Prior to the announcement, United said it had considered its Newark slot holdings an “intangible asset” worth roughly $412 million. As of November 2015, when the U.S. Department of Justice sued United to keep it from acquiring 24 more slots from Delta Air Lines, United held 73 percent of the airport’s takeoff and landing rights, more than 10 times as many as any competitor.
In the now scuttled deal, United had planned to pay Delta $14 million for long-term use of the two dozen slots, as Delta planned to reduce its operation at Newark to grow elsewhere in the New York area. But the government had alleged United was seeking “to maintain and enhance its monopoly power” by trying to add more slots. Delta was also named as a defendant in government’s complaint.
The case became moot in April, after the FAA lifted capacity controls at Newark, saying the airport can handle more departures and arrivals. Starting in October, any airline can start flights at Newark provided it finds the terminal and gate space.
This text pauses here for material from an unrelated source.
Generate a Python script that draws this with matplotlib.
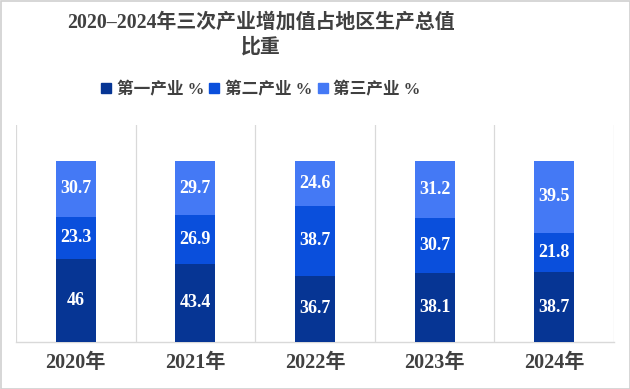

There will be no need to acquire slots.
After accounting for income taxes, United said its special charge for Newark slots will be $264 million.
United said it had used its Newark slot holdings as collateral for two loan agreements, including one with Chase Bank. United said it had restructured the agreements to remove the Newark slot holdings as collateral. It said it did not put up replacement assets as collateral.